The knee joint is sealed inside a capsule filled with a small amount of lubricating fluid. When the knee is irritated, it can produce extra fluid, and that fluid sometimes pushes backward into a natural pouch behind the joint. A Baker's cyst is that fluid-filled bulge at the back of the knee, named after the surgeon who first described it. It is also called a popliteal cyst, after the popliteal space behind the knee.
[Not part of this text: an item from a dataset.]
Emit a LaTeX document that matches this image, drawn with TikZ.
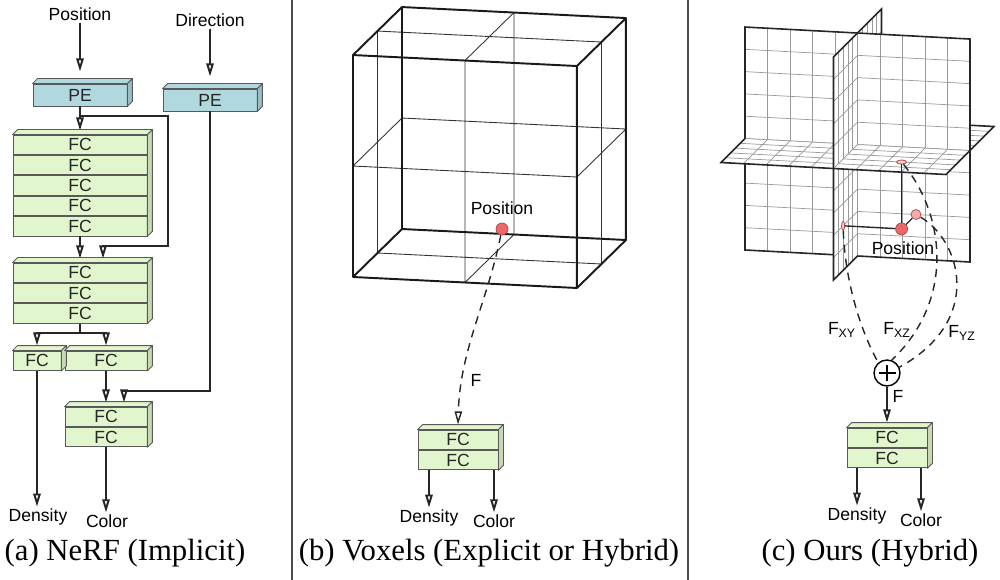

Why it appears on a CT or MRI report

MRI and ultrasound show the cyst clearly, and reports often note its size and whether it is simple (clear fluid) or complex (with debris or divisions inside). Because the cyst is usually a downstream effect, the report will frequently mention the likely source of the extra fluid — osteoarthritis, a meniscal (cartilage) tear, or general joint inflammation. Sometimes a cyst is found incidentally on a scan done for another reason.

What it usually means

Most Baker's cysts are harmless and many cause no symptoms. When they do, people feel tightness, swelling, or a bulge behind the knee that is worse with activity or when fully bending or straightening the leg. Treatment aims at whatever is irritating the knee rather than the cyst itself: managing arthritis, physical therapy, and reducing swelling often let the cyst shrink. A cyst can occasionally leak or burst, causing calf pain and swelling that can mimic a blood clot — which is why a new, painful, swollen calf should always be checked promptly rather than assumed to be the cyst.

When to follow up

Mention a known Baker's cyst to your doctor if it grows, becomes painful, or limits how far you can bend the knee. Seek urgent care for sudden calf pain, swelling, warmth, or redness, because a blood clot (deep vein thrombosis) needs to be ruled out and can look very similar to a ruptured cyst. Otherwise, the cyst is usually managed alongside the underlying knee condition.

A plain-language way to picture it

Imagine an over-filled water balloon connected to a garden hose. When the hose (the knee) makes too much water, the excess backs up and swells a soft pouch further down the line. Fix the reason the hose is overproducing, and the pouch deflates on its own. The bulge is a symptom of pressure upstream, not a leak in the balloon.